Hi...I currently own a two floor cape, northeast with forced hot air (gas). Instead of running new duct work to rooms lacking sufficient heat, I'm interested in baseboard heat. Is this an efficient method? Any recommendations on which brand or what approach to take?

Re: Interested in electic baseboard heating

The first step should be to do some troubleshooting by yourself or with a contractor with the current system to determine why the ducts and other components of the forced hot air system are not currently doing an adequate job of heating---it may be simply an issue of opening stuck vents and balancing supply & return air flow, supply/return registers, checking function of dampers, replacing a main filter, etc.

If this doesn't do the trick, you can then get some expert opinions on the best way to go on this issue by consulting the Yellow Pages under "Heating Contractors" and have several of them come out to the house to go over the options and the relative cost.

Electric heat, especially in the northeast is the most expensive option; there is also the issue of the adequacy of your main electric panel capacity.

Other options might include a forced hot water baseboard system, or even radiant panels using a heat exchanger as a takeoff of the current forced hot air furnace---such additions are often less expensive than alternatives.
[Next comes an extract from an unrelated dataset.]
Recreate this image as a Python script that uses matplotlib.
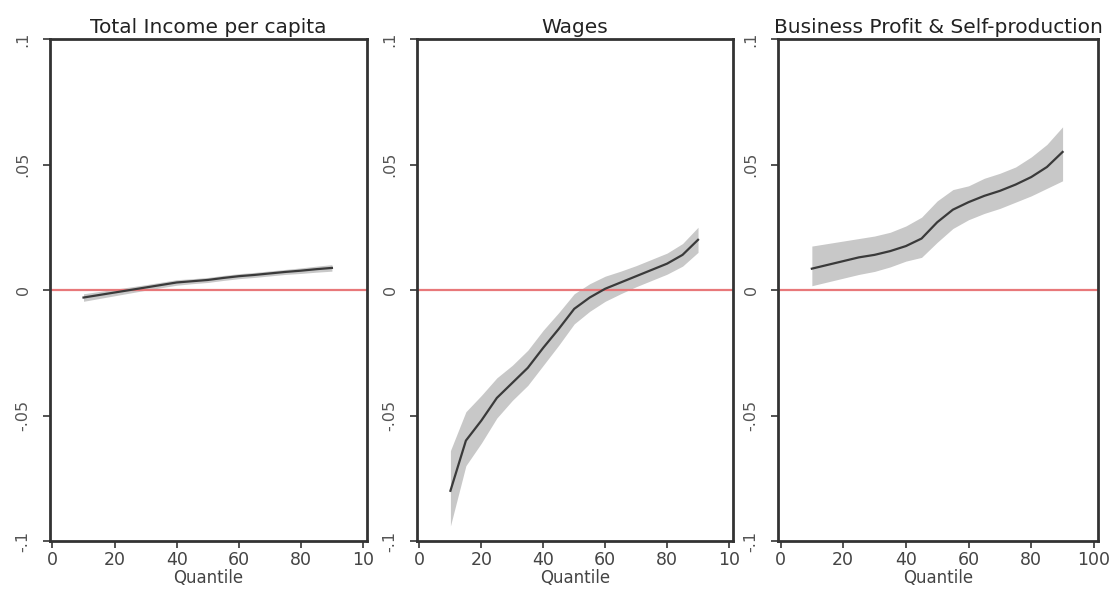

Re: Interested in electic baseboard heating

I have electric baseboard heat throughout my entire house. It is great, because after we bought the house we replaced the entire heating "system" for about $600 with newer styled baseboards and better thermostats. However, Nashua Tech is right. You should consult with a local pro. Here are my advantages and disadvantages...

1. We are on an electric cooperative, so its is cheaper than oil or gas even in upstate NY. However, we are lucky in this case. If my house was not on a co-op, I would have negotiated in the cost of a forced air system when I bought the house. In most places you would go broke on electric heat. I know people with $500-$600 electric bills in the winter on electric heat with modest sized houses that are on a typical utility company's grid.

2. Easy to maintain (really no maintenance at all) and repair. The only repair is an occasional thermostat that stops working (we had 1 in 10 years) and physical damage to the heaters (from kids, etc.).

3. Can regulate heat in each room easily, saving more $.

4. Programmable thermostats are now readily available.

1. Operating cost, if you have typical for-profit utility in the eastern US.
2. The heaters, as they age, can develop friction/expansion points where they ping/pop a little as the expand and contract.
3. Retrofit could be hard if you don't have the wiring in place and a load center of sufficient amperage (we have 225A center + a 40 A sub panel).

My two cents. I think that for occasional or winter supplemental heat in rooms you don't use much electric heat could work for you. However, getting your existing system to optimal performance levels first is probably a better start.


Re: Interested in electic baseboard heating

I have very old baseboard heating in my basement, what should I replace it with that would not take up so much wall space and be economical?

Re: Interested in electic baseboard heating


Are you referring to ELECTRIC baseboard heat or FORCED HOT WATER baseboard heat???

And what type of heat do you have in the rest of the house; and what is the total square footage of the basement?

What do you pay for electricity per KWH?